I remember a dinner at the house of Mr. Thornton, the British Minister, given after Grant's election, at which Seward sat on the right of the host and Grant on the left; and Seward remarked, as he took his seat, ‘After the 4th of March, General, you and I will be obliged to exchange places at table.’ But there were many even then who placed General Grant above the Secretary of State, and Grant himself, in more important matters than rank or etiquette, was asserting his own consequence. He had endeavored, as I have shown, to prevent the host who was then entertaining them from negotiating a treaty with Seward, and he had striven successfully to lessen the influence of Seward's Minister to Mexico.

Still the honors were divided. Seward had defeated [196] Grant in what the soldier had so much at heart,—the forcible expulsion of Maximilian, accomplishing the overthrow of the empire by diplomatic means, though he risked, as Grant believed, the existence of the Mexican Republic; but Seward himself was defeated in the great object of Johnson's Administration,—the Reconstruction policy; and in this defeat Grant was the principal figure and instrument. Grant's election, indeed, was the seal of Seward's and Johnson's overthrow. Up to the last their differences continued. In sending Rosecrans to Mexico, Seward must have known the affront he offered Grant, and by the rejection of the Clarendon-Johnson Treaty, which Grant did so much to accomplish, the final effort of Seward's diplomacy was foiled.

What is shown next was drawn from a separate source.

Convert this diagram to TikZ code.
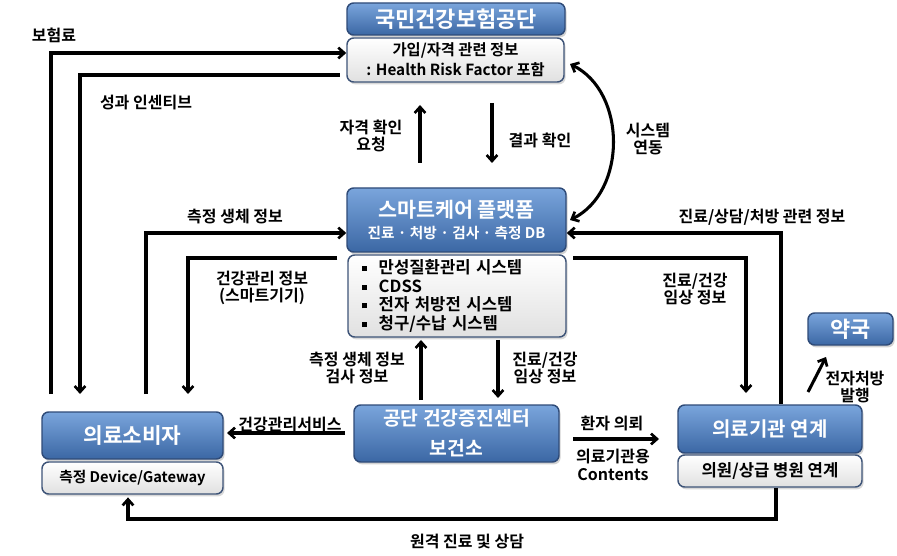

But, after all, both were patriots, both were indispensable to the salvation of the State. Grant's victories would have been useless, if not impossible, unless Seward's skill had stayed the hostile and impatient hands of England and France; and Seward's diplomacy required Vicksburg and the Wilderness to be of any avail. As Lincoln once said to Sickles, when they were discussing the battle of Gettysburg, ‘There is glory enough to go all around.’ Nevertheless, it is well to tell the whole truth about great men in great emergencies.